[begin Recorded data]

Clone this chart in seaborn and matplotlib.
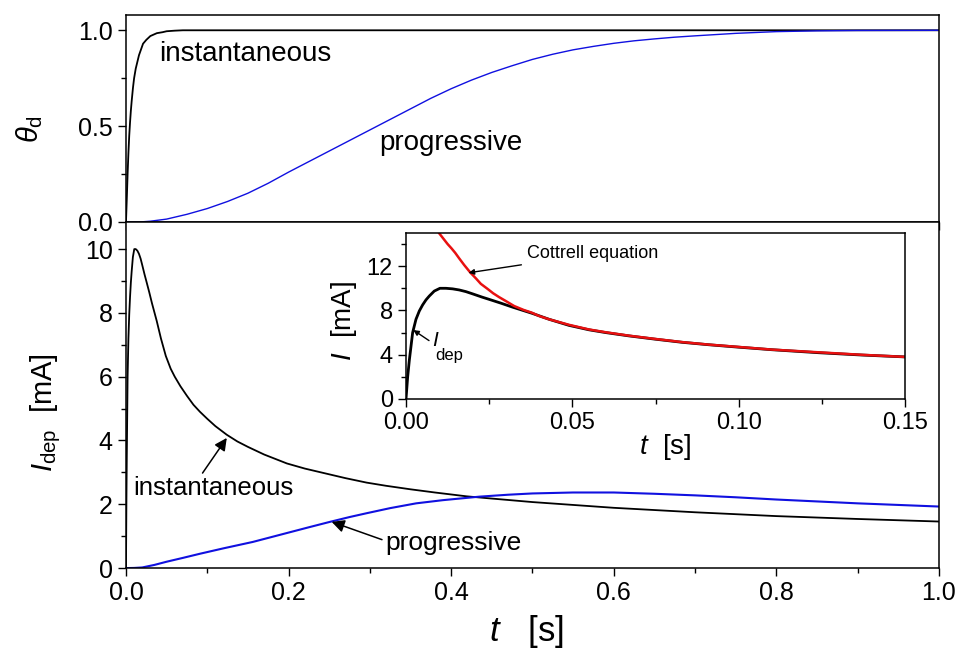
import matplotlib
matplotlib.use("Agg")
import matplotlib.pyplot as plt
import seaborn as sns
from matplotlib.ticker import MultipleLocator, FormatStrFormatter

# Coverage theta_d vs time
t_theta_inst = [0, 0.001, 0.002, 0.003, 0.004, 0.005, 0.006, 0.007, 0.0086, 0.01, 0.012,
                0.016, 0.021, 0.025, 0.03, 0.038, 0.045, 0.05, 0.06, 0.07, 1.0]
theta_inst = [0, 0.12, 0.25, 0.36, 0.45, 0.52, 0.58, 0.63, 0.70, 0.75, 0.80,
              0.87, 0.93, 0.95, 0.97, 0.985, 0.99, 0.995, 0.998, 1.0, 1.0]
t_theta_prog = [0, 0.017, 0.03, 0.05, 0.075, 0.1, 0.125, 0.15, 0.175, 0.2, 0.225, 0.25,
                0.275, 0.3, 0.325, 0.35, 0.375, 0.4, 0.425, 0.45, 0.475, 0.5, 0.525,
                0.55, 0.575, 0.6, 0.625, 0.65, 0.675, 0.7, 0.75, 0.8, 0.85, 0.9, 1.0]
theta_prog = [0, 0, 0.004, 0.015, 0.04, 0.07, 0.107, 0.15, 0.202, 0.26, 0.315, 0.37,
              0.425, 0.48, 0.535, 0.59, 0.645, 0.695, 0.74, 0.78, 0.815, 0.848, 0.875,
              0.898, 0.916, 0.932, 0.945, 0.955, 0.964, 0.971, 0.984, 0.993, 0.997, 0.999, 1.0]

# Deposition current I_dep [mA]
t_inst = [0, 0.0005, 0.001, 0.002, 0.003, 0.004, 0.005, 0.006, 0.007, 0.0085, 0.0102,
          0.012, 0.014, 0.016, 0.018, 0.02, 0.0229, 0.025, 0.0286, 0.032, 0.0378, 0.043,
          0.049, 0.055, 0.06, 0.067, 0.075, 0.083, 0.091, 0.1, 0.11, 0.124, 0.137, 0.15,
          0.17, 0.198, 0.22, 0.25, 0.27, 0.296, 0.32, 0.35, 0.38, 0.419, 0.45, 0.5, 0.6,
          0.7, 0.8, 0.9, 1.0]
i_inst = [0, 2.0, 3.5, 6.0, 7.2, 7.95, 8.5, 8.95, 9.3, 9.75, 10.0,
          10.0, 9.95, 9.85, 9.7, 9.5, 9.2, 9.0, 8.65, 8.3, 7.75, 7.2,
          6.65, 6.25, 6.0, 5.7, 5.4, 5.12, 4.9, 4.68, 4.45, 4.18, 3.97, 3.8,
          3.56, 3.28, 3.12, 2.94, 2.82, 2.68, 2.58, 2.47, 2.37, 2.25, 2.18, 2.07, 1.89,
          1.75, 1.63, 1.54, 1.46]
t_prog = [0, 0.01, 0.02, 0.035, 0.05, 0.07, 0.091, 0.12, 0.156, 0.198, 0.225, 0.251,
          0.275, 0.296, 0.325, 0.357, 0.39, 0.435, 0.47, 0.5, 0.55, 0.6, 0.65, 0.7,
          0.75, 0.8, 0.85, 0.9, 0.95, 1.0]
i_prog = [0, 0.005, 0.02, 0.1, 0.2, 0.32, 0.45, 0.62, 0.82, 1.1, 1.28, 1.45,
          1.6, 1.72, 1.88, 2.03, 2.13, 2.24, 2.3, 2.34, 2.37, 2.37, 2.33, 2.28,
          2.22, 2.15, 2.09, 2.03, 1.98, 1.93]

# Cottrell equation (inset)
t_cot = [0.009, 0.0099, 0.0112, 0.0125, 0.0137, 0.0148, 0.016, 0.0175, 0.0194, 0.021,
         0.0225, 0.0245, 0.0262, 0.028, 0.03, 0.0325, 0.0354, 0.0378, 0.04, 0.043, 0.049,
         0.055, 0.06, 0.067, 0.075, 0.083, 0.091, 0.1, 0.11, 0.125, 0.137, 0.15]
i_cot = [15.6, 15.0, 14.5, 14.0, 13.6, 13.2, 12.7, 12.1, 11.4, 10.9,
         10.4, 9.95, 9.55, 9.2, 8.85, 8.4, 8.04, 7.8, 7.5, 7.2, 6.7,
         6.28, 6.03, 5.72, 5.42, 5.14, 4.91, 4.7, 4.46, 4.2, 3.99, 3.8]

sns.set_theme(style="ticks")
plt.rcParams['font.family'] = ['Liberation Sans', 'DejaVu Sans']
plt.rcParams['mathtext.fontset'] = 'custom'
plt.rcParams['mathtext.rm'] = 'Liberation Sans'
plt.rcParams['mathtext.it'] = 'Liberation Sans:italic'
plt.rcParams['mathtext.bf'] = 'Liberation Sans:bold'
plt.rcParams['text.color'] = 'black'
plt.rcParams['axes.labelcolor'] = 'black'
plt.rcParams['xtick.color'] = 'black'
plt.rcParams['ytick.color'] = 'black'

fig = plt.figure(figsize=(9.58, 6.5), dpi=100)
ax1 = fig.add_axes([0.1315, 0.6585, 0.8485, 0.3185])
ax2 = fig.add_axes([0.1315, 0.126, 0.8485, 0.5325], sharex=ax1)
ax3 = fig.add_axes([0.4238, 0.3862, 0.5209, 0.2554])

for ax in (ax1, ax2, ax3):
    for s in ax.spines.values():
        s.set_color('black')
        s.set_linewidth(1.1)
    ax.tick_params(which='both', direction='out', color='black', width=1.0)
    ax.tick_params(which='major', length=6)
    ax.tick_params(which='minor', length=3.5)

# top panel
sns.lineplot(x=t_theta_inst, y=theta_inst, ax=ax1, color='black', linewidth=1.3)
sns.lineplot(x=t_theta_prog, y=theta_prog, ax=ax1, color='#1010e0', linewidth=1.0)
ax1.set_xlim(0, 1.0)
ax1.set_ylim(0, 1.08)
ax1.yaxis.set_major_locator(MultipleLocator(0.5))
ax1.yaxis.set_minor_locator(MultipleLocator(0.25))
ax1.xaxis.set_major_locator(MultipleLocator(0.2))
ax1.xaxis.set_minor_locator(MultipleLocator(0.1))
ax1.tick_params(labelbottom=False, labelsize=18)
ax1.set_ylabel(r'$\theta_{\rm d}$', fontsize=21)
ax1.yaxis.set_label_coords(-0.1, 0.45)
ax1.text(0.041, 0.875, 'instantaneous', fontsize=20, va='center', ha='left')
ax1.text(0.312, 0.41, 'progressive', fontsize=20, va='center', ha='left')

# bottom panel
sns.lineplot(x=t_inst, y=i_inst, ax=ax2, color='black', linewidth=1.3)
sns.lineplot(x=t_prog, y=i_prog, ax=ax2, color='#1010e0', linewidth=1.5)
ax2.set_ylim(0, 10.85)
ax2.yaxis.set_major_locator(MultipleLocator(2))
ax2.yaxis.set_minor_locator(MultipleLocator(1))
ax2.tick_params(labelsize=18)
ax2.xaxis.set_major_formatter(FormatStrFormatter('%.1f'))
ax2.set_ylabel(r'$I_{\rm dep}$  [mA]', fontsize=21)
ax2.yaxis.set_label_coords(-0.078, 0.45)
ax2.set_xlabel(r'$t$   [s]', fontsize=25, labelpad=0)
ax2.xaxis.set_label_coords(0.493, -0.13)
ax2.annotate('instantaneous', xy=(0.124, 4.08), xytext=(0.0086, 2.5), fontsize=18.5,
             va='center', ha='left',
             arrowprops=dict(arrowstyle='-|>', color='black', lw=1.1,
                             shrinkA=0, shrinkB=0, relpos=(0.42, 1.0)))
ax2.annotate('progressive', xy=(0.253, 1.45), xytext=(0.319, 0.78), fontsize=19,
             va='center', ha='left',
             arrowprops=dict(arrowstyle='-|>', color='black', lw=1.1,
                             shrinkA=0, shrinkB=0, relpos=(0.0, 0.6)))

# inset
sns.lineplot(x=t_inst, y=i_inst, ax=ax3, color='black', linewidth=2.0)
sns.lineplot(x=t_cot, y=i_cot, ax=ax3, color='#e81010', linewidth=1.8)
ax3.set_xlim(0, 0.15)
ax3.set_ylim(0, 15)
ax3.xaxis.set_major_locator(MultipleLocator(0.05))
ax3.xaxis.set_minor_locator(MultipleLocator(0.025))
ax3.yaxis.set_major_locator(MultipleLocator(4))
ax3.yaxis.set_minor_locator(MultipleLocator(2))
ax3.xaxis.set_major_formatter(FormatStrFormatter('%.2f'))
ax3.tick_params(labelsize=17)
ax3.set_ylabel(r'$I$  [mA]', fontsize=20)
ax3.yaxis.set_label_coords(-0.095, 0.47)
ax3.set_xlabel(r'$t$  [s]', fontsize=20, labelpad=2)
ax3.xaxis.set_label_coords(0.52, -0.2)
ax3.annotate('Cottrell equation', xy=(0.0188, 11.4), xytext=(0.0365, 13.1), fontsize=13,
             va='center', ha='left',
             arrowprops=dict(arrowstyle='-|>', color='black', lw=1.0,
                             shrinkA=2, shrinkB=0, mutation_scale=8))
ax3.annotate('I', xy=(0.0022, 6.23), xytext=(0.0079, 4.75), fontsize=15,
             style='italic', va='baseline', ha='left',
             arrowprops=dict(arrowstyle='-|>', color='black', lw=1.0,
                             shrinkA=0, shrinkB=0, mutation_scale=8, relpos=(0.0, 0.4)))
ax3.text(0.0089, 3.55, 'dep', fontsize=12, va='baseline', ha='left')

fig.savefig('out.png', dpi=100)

[end Recorded data]

(Problem requirements) Reproduce the material above from its first line through the line containing "0.997, 0.999, 1.0]", both ends included, and skip every picture.

(Correct result)
Clone this chart in seaborn and matplotlib.
import matplotlib
matplotlib.use("Agg")
import matplotlib.pyplot as plt
import seaborn as sns
from matplotlib.ticker import MultipleLocator, FormatStrFormatter

# Coverage theta_d vs time
t_theta_inst = [0, 0.001, 0.002, 0.003, 0.004, 0.005, 0.006, 0.007, 0.0086, 0.01, 0.012,
                0.016, 0.021, 0.025, 0.03, 0.038, 0.045, 0.05, 0.06, 0.07, 1.0]
theta_inst = [0, 0.12, 0.25, 0.36, 0.45, 0.52, 0.58, 0.63, 0.70, 0.75, 0.80,
              0.87, 0.93, 0.95, 0.97, 0.985, 0.99, 0.995, 0.998, 1.0, 1.0]
t_theta_prog = [0, 0.017, 0.03, 0.05, 0.075, 0.1, 0.125, 0.15, 0.175, 0.2, 0.225, 0.25,
                0.275, 0.3, 0.325, 0.35, 0.375, 0.4, 0.425, 0.45, 0.475, 0.5, 0.525,
                0.55, 0.575, 0.6, 0.625, 0.65, 0.675, 0.7, 0.75, 0.8, 0.85, 0.9, 1.0]
theta_prog = [0, 0, 0.004, 0.015, 0.04, 0.07, 0.107, 0.15, 0.202, 0.26, 0.315, 0.37,
              0.425, 0.48, 0.535, 0.59, 0.645, 0.695, 0.74, 0.78, 0.815, 0.848, 0.875,
              0.898, 0.916, 0.932, 0.945, 0.955, 0.964, 0.971, 0.984, 0.993, 0.997, 0.999, 1.0]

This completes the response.